2,300円のサラダランチが輝きを失った瞬間 #7

私は数年前から健康志向を強め、運動・睡眠・食事に気を配るようになった。
実際に健康に良いとされる習慣が身に付いてくると心身ともに楽になり、さらに活気が生まれた。
健康習慣についてはいずれまた詳しく記すとして、今回はその中でも最近起こった食習慣の変化について書こうと思う。

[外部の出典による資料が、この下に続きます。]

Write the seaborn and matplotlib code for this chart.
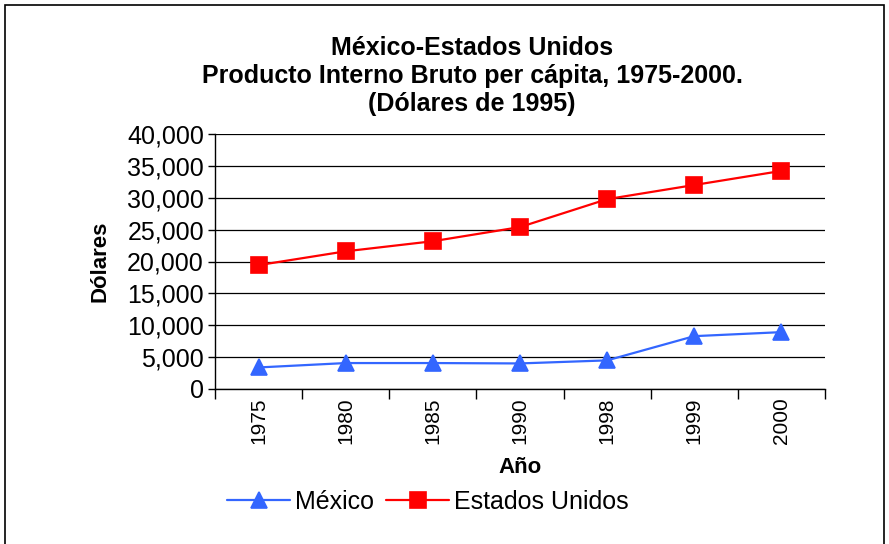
import numpy as np
import pandas as pd
import matplotlib
matplotlib.use("Agg")
import matplotlib.pyplot as plt
import matplotlib.ticker as mticker
from matplotlib.patches import Rectangle
import seaborn as sns

# data
years = ["1975", "1980", "1985", "1990", "1998", "1999", "2000"]
mexico = [3380, 4070, 4070, 4010, 4490, 8290, 8920]
usa = [19430, 21600, 23180, 25400, 29780, 32000, 34210]
series_names = ["México", "Estados Unidos"]

df = pd.DataFrame({
    "Año": years * 2,
    "Dólares": mexico + usa,
    "pais": [series_names[0]] * len(years) + [series_names[1]] * len(years),
})

sns.set_style("white")
plt.rcParams["font.family"] = ["Liberation Sans", "DejaVu Sans"]
plt.rcParams.update({"text.color": "black", "axes.labelcolor": "black",
                     "xtick.color": "black", "ytick.color": "black"})

fig = plt.figure(figsize=(8.89, 5.44), dpi=100)
ax = fig.add_axes([215 / 889, 1 - 389 / 544, 610 / 889, 255 / 544])

sns.pointplot(data=df, x="Año", y="Dólares", hue="pais", order=years,
              hue_order=series_names, palette=["#3366FF", "#FF0000"],
              markers=["^", "s"], linestyles=["-", "-"], ax=ax,
              markersize=11, linewidth=1.6, errorbar=None)

ax.set_ylim(0, 40000)
ax.set_xlim(-0.5, len(years) - 0.5)
ax.yaxis.set_major_locator(mticker.MultipleLocator(5000))
ax.yaxis.set_major_formatter(mticker.FuncFormatter(lambda v, p: f"{int(v):,}"))
ax.grid(axis="y", color="black", linewidth=0.9)
ax.set_axisbelow(True)

# tick marks between categories, labels at the centres
ax.set_xticks(np.arange(len(years)))
ax.set_xticklabels(years, rotation=90, fontsize=15)
ax.set_xticks(np.arange(len(years) + 1) - 0.5, minor=True)
ax.tick_params(axis="x", which="major", length=0, pad=6)
ax.tick_params(axis="x", which="minor", length=7, width=1, color="black",
               direction="out", bottom=True)
ax.tick_params(axis="y", length=5, width=1, color="black", direction="out",
               left=True, labelsize=18, pad=3)

for s in ["top", "right"]:
    ax.spines[s].set_visible(False)
for s in ["left", "bottom"]:
    ax.spines[s].set_color("black")
    ax.spines[s].set_linewidth(1)

ax.set_xlabel("Año", fontsize=16, fontweight="bold", labelpad=9)
ax.set_ylabel("Dólares", fontsize=16, fontweight="bold", labelpad=12)

fig.text(472 / 889, 1 - 76 / 544,
         "México-Estados Unidos\nProducto Interno Bruto per cápita, 1975-2000.\n(Dólares de 1995)",
         ha="center", va="center", fontsize=18, fontweight="bold", linespacing=1.22)

ax.legend(loc="center", bbox_to_anchor=(428 / 889, 1 - 502 / 544),
          bbox_transform=fig.transFigure, ncol=2, frameon=False, fontsize=18,
          handlelength=2.5, columnspacing=0.5, handletextpad=0.2)

fig.patches.append(Rectangle((5 / 889, -0.02), 879 / 889, 1.02 - 5 / 544,
                             transform=fig.transFigure, fill=False,
                             edgecolor="black", linewidth=1.2))

fig.savefig("out.png", dpi=100)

健康を意識し始めた私は、外食といえば和食かサラダを選ぶようになった。
当時はおしゃれなサラダ屋が至る所に展開していて、意識の高い人々に混じって野菜を食べる自分が好きだった。具材やドレッシングをカスタムできるのも楽しかった。もちろんそれだけでなく、サラダの味もちゃんと好きだった。
窓から差し込む陽光、ウォルナットの机、軽快なジャズ……サラダボウルが輝いて見えた。

私をただのちょろい客だとお思いだろうか。
まさにその通りである。

2020年、新型コロナが猛威を振るい、外食をする機会がめっきり減った。
自粛生活でも健康志向は変わらなかった。むしろ強化されたくらいである。
店を真似て自分でサラダを作るようになった。手間ではあるが、店の味に劣らぬ美味しさである。

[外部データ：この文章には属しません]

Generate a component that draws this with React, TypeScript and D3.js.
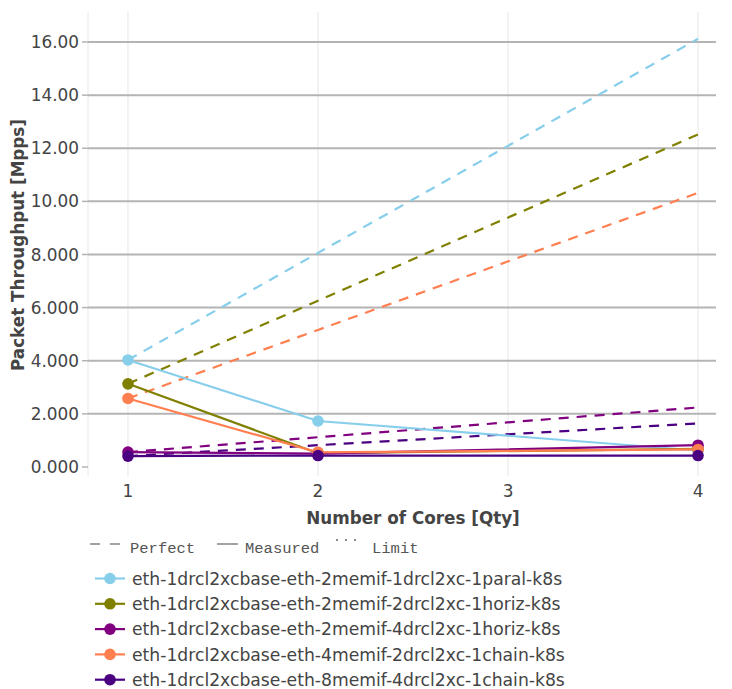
import React from "react";
import * as d3 from "d3";

const cores = [1, 2, 4];
const seriesNames = [
  "eth-1drcl2xcbase-eth-2memif-1drcl2xc-1paral-k8s",
  "eth-1drcl2xcbase-eth-2memif-2drcl2xc-1horiz-k8s",
  "eth-1drcl2xcbase-eth-2memif-4drcl2xc-1horiz-k8s",
  "eth-1drcl2xcbase-eth-4memif-2drcl2xc-1chain-k8s",
  "eth-1drcl2xcbase-eth-8memif-4drcl2xc-1chain-k8s",
];
const seriesColors = ["#87CEEB", "#808000", "#800080", "#FF7F50", "#4B0082"];

const measuredParal = [4.03, 1.73, 0.62];
const measured2Horiz = [3.13, 0.52, 0.68];
const measured4Horiz = [0.56, 0.5, 0.82];
const measured4Chain = [2.58, 0.55, 0.66];
const measured8Chain = [0.41, 0.43, 0.43];

const perfectParal = [4.03, 8.06, 16.12];
const perfect2Horiz = [3.13, 6.26, 12.52];
const perfect4Horiz = [0.56, 1.12, 2.24];
const perfect4Chain = [2.58, 5.16, 10.32];
const perfect8Chain = [0.41, 0.82, 1.64];

const measuredAll = [measuredParal, measured2Horiz, measured4Horiz, measured4Chain, measured8Chain];
const perfectAll = [perfectParal, perfect2Horiz, perfect4Horiz, perfect4Chain, perfect8Chain];

const yTickValues = [0, 2, 4, 6, 8, 10, 12, 14, 16];
const yTickLabels = ["0.000", "2.000", "4.000", "6.000", "8.000", "10.00", "12.00", "14.00", "16.00"];
const xTickValues = [1, 2, 3, 4];
const xTickLabels = ["1", "2", "3", "4"];

const W = 732;
const H = 689;
const PL = 88, PR = 716, PT = 12, PB = 476;

export default function App() {
  const x = d3.scaleLinear().domain([0.7895, 4.0947]).range([PL, PR]);
  const y = d3.scaleLinear().domain([-0.34, 17.13]).range([PB, PT]);
  const line = d3
    .line<number>()
    .x((_, i) => x(cores[i]))
    .y((d) => y(d));

  const font = "'DejaVu Sans', sans-serif";
  const mono = "'Liberation Mono', monospace";
  const legendY0 = 578.5;
  const legendStep = 25.3;

  return (
    <svg
      width={W}
      height={H}
      style={{ position: "absolute", left: 0, top: 0, background: "#fff" }}
    >
      <defs>
        <clipPath id="plotclip">
          <rect x={PL} y={PT} width={PR - PL} height={PB - PT} />
        </clipPath>
      </defs>
      {/* vertical grid */}
      <line x1={PL} x2={PL} y1={PT} y2={PB} stroke="#e8e8e8" strokeWidth={1} />
      {xTickValues.map((v) => (
        <line key={"vx" + v} x1={x(v)} x2={x(v)} y1={PT} y2={PB} stroke="#e6e6e6" strokeWidth={1} />
      ))}
      {/* horizontal grid */}
      {yTickValues.map((v) =>
        v === 0 ? null : (
          <line key={"gy" + v} x1={PL} x2={PR} y1={y(v)} y2={y(v)} stroke="#b4b4b4" strokeWidth={2} />
        )
      )}
      {yTickValues.map((v) => (
        <line key={"ty" + v} x1={PL - 6} x2={PL} y1={y(v)} y2={y(v)} stroke="#b4b4b4" strokeWidth={1.5} />
      ))}
      {yTickValues.map((v, i) => (
        <text
          key={"yl" + v}
          x={79}
          y={y(v)}
          dy="0.36em"
          textAnchor="end"
          fontFamily={font}
          fontSize={16.9}
          fill="#444"
        >
          {yTickLabels[i]}
        </text>
      ))}
      {xTickValues.map((v, i) => (
        <text
          key={"xl" + v}
          x={x(v)}
          y={497}
          textAnchor="middle"
          fontFamily={font}
          fontSize={16.9}
          fill="#444"
        >
          {xTickLabels[i]}
        </text>
      ))}
      <text
        x={413}
        y={524}
        textAnchor="middle"
        fontFamily={font}
        fontSize={16.8}
        fontWeight="bold"
        fill="#444"
      >
        Number of Cores [Qty]
      </text>
      <text
        transform={`translate(24,245) rotate(-90)`}
        textAnchor="middle"
        fontFamily={font}
        fontSize={16.8}
        fontWeight="bold"
        fill="#444"
      >
        Packet Throughput [Mpps]
      </text>

      {/* data */}
      <g clipPath="url(#plotclip)">
        {perfectAll.map((s, i) => (
          <path
            key={"p" + i}
            d={line(s) || ""}
            fill="none"
            stroke={seriesColors[i]}
            strokeWidth={2.2}
            strokeDasharray="10 8"
          />
        ))}
        {measuredAll.map((s, i) => (
          <path key={"m" + i} d={line(s) || ""} fill="none" stroke={seriesColors[i]} strokeWidth={2.2} />
        ))}
        {measuredAll.map((s, i) =>
          s.map((v, j) => (
            <circle key={"c" + i + "-" + j} cx={x(cores[j])} cy={y(v)} r={5.8} fill={seriesColors[i]} />
          ))
        )}
      </g>

      {/* line style legend */}
      <g stroke="#666" strokeWidth={1.2}>
        <line x1={90} x2={100} y1={544} y2={544} />
        <line x1={110} x2={120} y1={544} y2={544} />
        <line x1={217} x2={238} y1={544} y2={544} />
      </g>
      <g fill="#666">
        <circle cx={337} cy={540} r={1} />
        <circle cx={346} cy={540} r={1} />
        <circle cx={355} cy={540} r={1} />
      </g>
      <text x={130} y={553} fontFamily={mono} fontSize={15.5} fill="#555">Perfect</text>
      <text x={245} y={553} fontFamily={mono} fontSize={15.5} fill="#555">Measured</text>
      <text x={372} y={553} fontFamily={mono} fontSize={15.5} fill="#555">Limit</text>

      {/* series legend */}
      {seriesNames.map((name, i) => {
        const cy = legendY0 + i * legendStep;
        return (
          <g key={"lg" + i}>
            <line x1={95} x2={125} y1={cy} y2={cy} stroke={seriesColors[i]} strokeWidth={2.2} />
            <circle cx={110} cy={cy} r={5.8} fill={seriesColors[i]} />
            <text x={132} y={cy} dy="0.36em" fontFamily={font} fontSize={17.2} fill="#444">
              {name}
            </text>
          </g>
        );
      })}
    </svg>
  );
}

緊急事態宣言が解除された時期、店を応援する意味も込め私は久々にサラダ屋へ。
友人と胸躍らせて待っていたところに運ばれてきたサラダ。

どうも様子がおかしい。
あの輝きが感じられない。

陽光も、ウォルナットも、ジャズも以前と変わらないはずだった。

しかし、まず、明らかに違ったのは、具材の量と質である。サーモンやアボカドなどが少なく、葉物野菜も張りのないものだった。ボウルもしばらく見ないうちに縮んだようだ。

コロナ禍の煽りを受け、経営が厳しいのだろうか。

そして、ああ、やはり。
量も質も落ちたのに値段は200円程度上がっている。

これは2,300円を払う価値のあるものだろうか。私はひとり衝撃を受けながら黙々とケールを噛み締めた。

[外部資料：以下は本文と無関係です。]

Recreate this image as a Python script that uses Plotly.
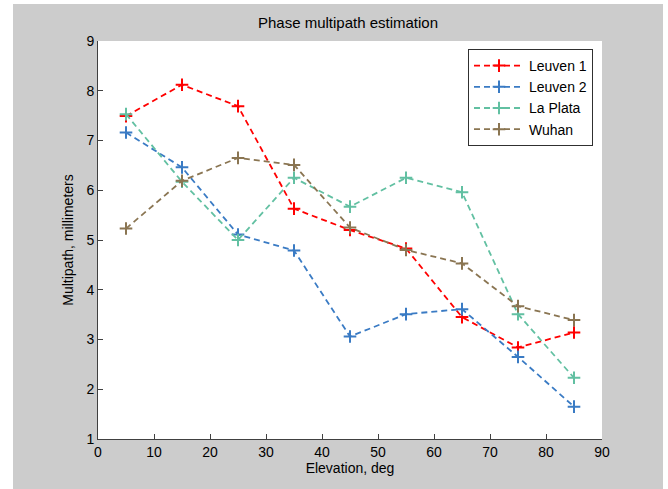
import plotly.graph_objects as go

elevation = [5, 15, 25, 35, 45, 55, 65, 75, 85]
leuven1 = [7.49, 8.12, 7.69, 5.63, 5.20, 4.83, 3.45, 2.84, 3.14]
leuven2 = [7.16, 6.46, 5.11, 4.79, 3.06, 3.51, 3.61, 2.65, 1.65]
la_plata = [7.53, 6.17, 5.00, 6.25, 5.67, 6.25, 5.96, 3.51, 2.23]
wuhan = [5.23, 6.19, 6.65, 6.51, 5.25, 4.80, 4.53, 3.67, 3.39]

series = [
    ("Leuven 1", leuven1, "#ff0000"),
    ("Leuven 2", leuven2, "#3a7bc4"),
    ("La Plata", la_plata, "#62c0a2"),
    ("Wuhan", wuhan, "#8a7552"),
]

x_ticks = list(range(0, 91, 10))
y_ticks = list(range(1, 10))

FONT = "Liberation Sans, Arial, sans-serif"
AXC = "#404040"

fig = go.Figure()
for name, vals, col in series:
    fig.add_trace(go.Scatter(
        x=elevation, y=vals, name=name, mode="lines+markers",
        line=dict(color=col, width=1.8, dash="6px,4px"),
        marker=dict(symbol="cross-thin", size=9, line=dict(color=col, width=2)),
    ))

W, H = 668, 489
L, R, T, B = 98, 66, 41, 50
pw, ph = W - L - R, H - T - B

def px_x(p):
    return (p - L) / pw

def px_y(p):
    return (H - B - p) / ph

fig.update_layout(
    width=W, height=H,
    margin=dict(l=L, r=R, t=T, b=B),
    paper_bgcolor="white",
    plot_bgcolor="white",
    font=dict(family=FONT, size=14, color="black"),
    title=dict(text="Phase multipath estimation", x=px_x(348), xref="paper", xanchor="center",
               y=1 - 23 / H, yanchor="middle", font=dict(size=15, color="black")),
    showlegend=True,
    legend=dict(x=px_x(468), y=px_y(49), xanchor="left", yanchor="top",
                bgcolor="white", bordercolor="#303030", borderwidth=1,
                font=dict(size=14, color="black"), itemwidth=50,
                tracegroupgap=0),
    shapes=[
        dict(type="rect", xref="paper", yref="paper", layer="below",
             x0=px_x(13), x1=px_x(663), y0=px_y(489), y1=px_y(4),
             fillcolor="#cccccc", line=dict(width=0)),
        dict(type="rect", xref="x domain", yref="y domain", layer="below",
             x0=0, x1=1, y0=0, y1=1, fillcolor="white", line=dict(width=0)),
    ],
)
fig.update_xaxes(
    range=[0, 90], tickvals=x_ticks, ticktext=[str(v) for v in x_ticks],
    showgrid=False, zeroline=False, showline=True, linecolor=AXC, linewidth=1,
    ticks="inside", ticklen=5, tickcolor=AXC, mirror=False,
    title=dict(text="Elevation, deg", standoff=2, font=dict(size=14)),
    tickfont=dict(size=14),
)
fig.update_yaxes(
    range=[1, 9], tickvals=y_ticks, ticktext=[str(v) for v in y_ticks],
    showgrid=False, zeroline=False, showline=True, linecolor=AXC, linewidth=1,
    ticks="inside", ticklen=5, tickcolor=AXC, mirror=False,
    title=dict(text="Multipath, millimeters", standoff=9, font=dict(size=14)),
    tickfont=dict(size=14),
)

fig.write_html("out.html")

辺りを見回すと、店員もどこか接客が雑になっているし、客にもゆとりがないように見えた。

その瞬間、サラダの纏っていた魔力は完全に解け、輝きを失った。

輝きとは、そのもの自体の良さばかりに依るものではなく、演出や文脈により大きく変わってくるものだ。
サラダは、その全てを失っていた。

あれからしばらく経つが、私はサラダ屋には行っていない。
人は興味を失うと、いとも簡単に行動が変わってしまうものだ。
私は今後、自宅で自分の好きなようにサラダを作っていくことだろう。

でもきっと、私はまた別の輝きに目を奪われることになる。
いずれは解ける魔法だとしても、いっときの喜びを無価値と切り捨てることはない。
人生はそういうことの繰り返しと心得ている。